Andrade planeja retomar um antigo projeto que é a formação
de uma banda de punk-rock voltada para a sonoridade dos anos 1980 e com letras
que abordam temas atuais. “Vou voltar a falar um pouco de id, ego e superego,
conceitos da psicanálise. Na realidade, já estou abrindo um pouco de espaço
para a autoralidade, tanto que nos shows que faço atualmente em barzinhos já
incluo alguma música minha. É uma forma de abrir caminho para que os outros
também façam isso”, justifica.
Homenagens e premiações no Femup
A primeira vez que João Henrique Andrade se inscreveu em um
festival foi em 2003. Sem pretensão, enviou uma música com produção caseira
para o Festival de Música e Poesia de Paranavaí (Femup), mas não se
classificou. “Era só voz e violão. Não desisti e continuei compondo. Só que
optei por voltar a concorrer só em 2013, quando entrei em estúdio para gravar a
música ‘Pra Sempre Vou Te Amar’ em homenagem ao meu filho Bruno. Daí veio a
minha primeira premiação”, lembra.
No ano seguinte, o músico foi premiado no Femup pela autoria
de “Mandela”, um reggae que escreveu quando ainda morava em João Pessoa e ficou
sabendo da soltura do sul-africano Nelson Mandela em 11 de fevereiro de 1990.
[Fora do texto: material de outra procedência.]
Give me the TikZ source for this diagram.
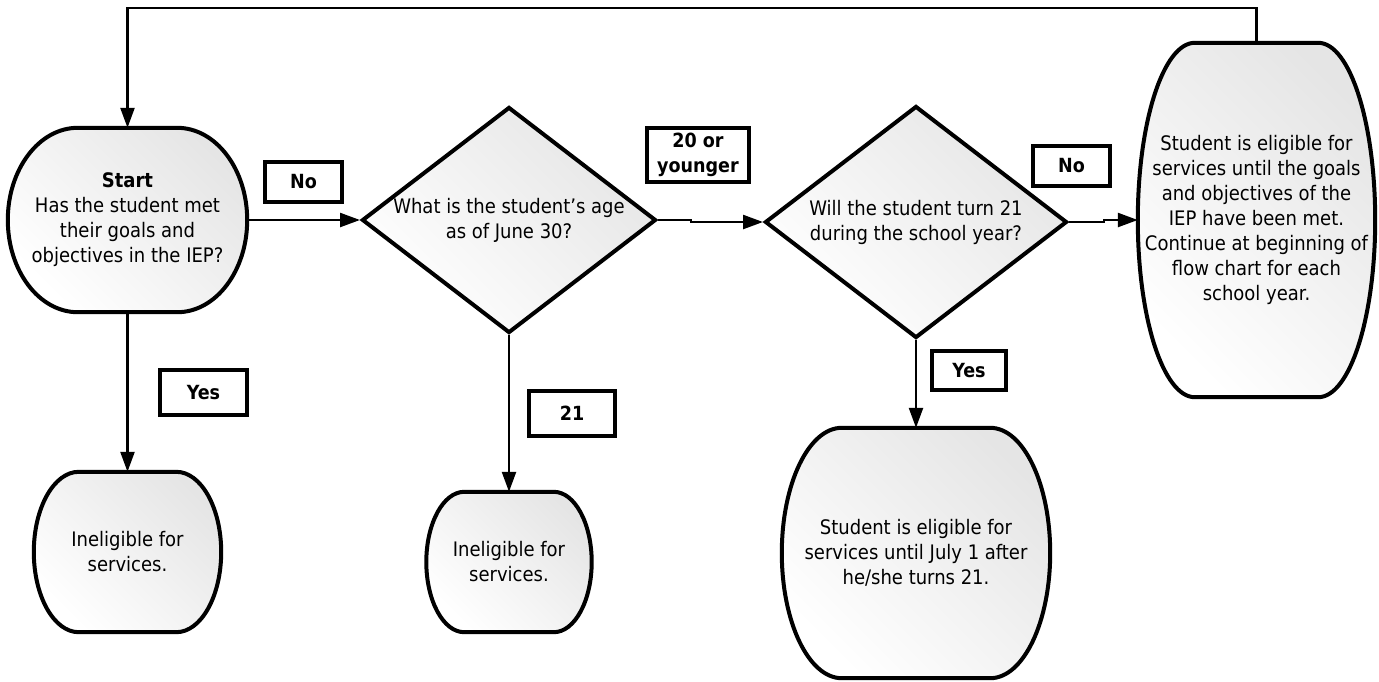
\documentclass[tikz,border=0pt]{standalone}
\usepackage{fontspec}
\setmainfont{DejaVu Sans Condensed}
\usetikzlibrary{arrows.meta,shapes.geometric,calc,backgrounds}

\tikzset{
  barrelbox/.style={rectangle, inner sep=0pt, align=center, font=\fontsize{20}{25}\selectfont},
  shapeout/.style={draw=black, line width=4pt, top color=black!10, bottom color=white, shading angle=-45},
  decision/.style={diamond, draw=black, line width=4pt, top color=black!10, bottom color=white, shading angle=-45, inner sep=0pt},
  dtext/.style={inner sep=0pt, align=center, font=\fontsize{20}{25}\selectfont},
  lbl/.style={draw=black, line width=3.2pt, fill=white, inner sep=0pt, align=center, font=\bfseries\fontsize{19.5}{25}\selectfont},
  conn/.style={line width=2.4pt, -{Triangle[length=20pt,width=14pt]}}
}

\newcommand\barrelout[2]{%
  \path[shapeout] let \p1=(#1.north west), \p2=(#1.south east), \p3=(#1.center) in
  (\x1+#2pt,\y1) -- (\x2-#2pt,\y1)
  .. controls (\x2-0.448*#2pt,\y1) and (\x2,{\y3+0.552*(\y1-\y3)}) .. (\x2,\y3)
  .. controls (\x2,{\y3+0.552*(\y2-\y3)}) and (\x2-0.448*#2pt,\y2) .. (\x2-#2pt,\y2)
  -- (\x1+#2pt,\y2)
  .. controls (\x1+0.448*#2pt,\y2) and (\x1,{\y3+0.552*(\y2-\y3)}) .. (\x1,\y3)
  .. controls (\x1,{\y3+0.552*(\y1-\y3)}) and (\x1+0.448*#2pt,\y1) .. (\x1+#2pt,\y1) -- cycle;}

\begin{document}
\begin{tikzpicture}[x=1pt,y=-1pt]
\useasboundingbox (0,0) rectangle (1379,681);

% terminal / result nodes
\node[barrelbox, minimum width=239pt, minimum height=184pt] (s) at (127.5,220)
  {\textbf{Start}\\Has the student met\\their goals and\\objectives in the IEP?};
\node[barrelbox, minimum width=187pt, minimum height=160pt] (i1) at (127.5,552)
  {Ineligible for\\services.};
\node[barrelbox, minimum width=165pt, minimum height=140pt] (i2) at (509,562)
  {Ineligible for\\services.};
\node[barrelbox, minimum width=268pt, minimum height=250pt] (n3) at (916,553)
  {Student is eligible for\\services until July 1 after\\he/she turns 21.};
\node[barrelbox, minimum width=237pt, minimum height=354pt] (r) at (1256.5,220)
  {Student is eligible for\\services until the goals\\and objectives of the\\IEP have been met.\\Continue at beginning of\\flow chart for each\\school year.};

\begin{pgfonlayer}{background}
  \barrelout{s}{70}
  \barrelout{i1}{45}
  \barrelout{i2}{38}
  \barrelout{n3}{60}
  \barrelout{r}{57}
\end{pgfonlayer}

% decisions
\node[decision, minimum width=294pt, minimum height=226pt] (d1) at (509,220) {};
\node[dtext] (d1t) at (509,220) {What is the student’s age\\as of June 30?};
\node[decision, minimum width=302pt, minimum height=232pt] (d2) at (916,222) {};
\node[dtext] (d2t) at (916,222) {Will the student turn 21\\during the school year?};

% connectors
\draw[conn] (s.east) -- (d1.west);
\draw[conn] (d1.east) -- ++(33,0) |- (d2.west);
\draw[conn] (d2.east) -- ++(35,0) |- (r.west);
\draw[conn] (s.south) -- (i1.north);
\draw[conn] (d1.south) -- (i2.north);
\draw[conn] (d2.south) -- (n3.north);
\coordinate (looptop) at (0,8);
\draw[conn] (r.north) -- (r.north |- looptop) -| (s.north);

% labels
\node[lbl, minimum width=77pt, minimum height=40pt] (lno1) at (303.5,182) {No};
\node[lbl, minimum width=102pt, minimum height=54pt] (l20) at (698,155) {20 or\\younger};
\node[lbl, minimum width=77pt, minimum height=40pt] (lno2) at (1071.5,166) {No};
\node[lbl, minimum width=87pt, minimum height=45pt] (lyes1) at (203.5,392.5) {Yes};
\node[lbl, minimum width=86pt, minimum height=45pt] (l21) at (572,413.5) {21};
\node[lbl, minimum width=74pt, minimum height=39pt] (lyes2) at (969,370.5) {Yes};
\end{tikzpicture}
\end{document}
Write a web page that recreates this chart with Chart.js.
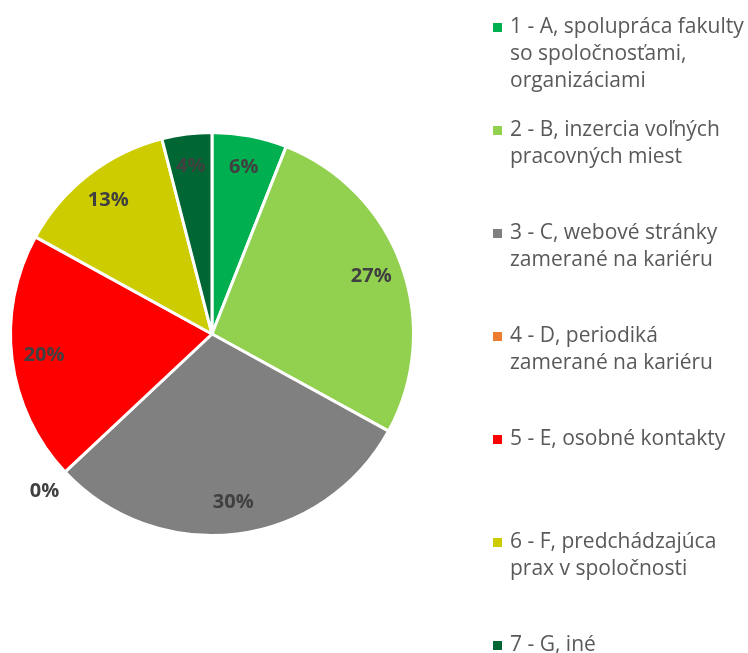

“Tenho escrito mais músicas em homenagens aos familiares e amigos de
antigamente. Também estou resgatando canções antigas que não gravei, como é
caso de ‘Quasar’ que fala um pouco do que vivi na Paraíba até 1992”, pontua. Na
região de Paranavaí, João Henrique também conquistou muita popularidade após
fundar e se apresentar muitas vezes com a banda Tio João.
Saiba Mais
*João Henrique Andrade também tem formação em teatro pela
Fundação José Lins do Rego, de João Pessoa, na Paraíba.
*Clemente, da banda Os Inocentes, com quem João Henrique
teve um breve contato, é um dos expoentes da cultura punk no Brasil e um dos
principais membros da banda brasiliense Plebe Rude.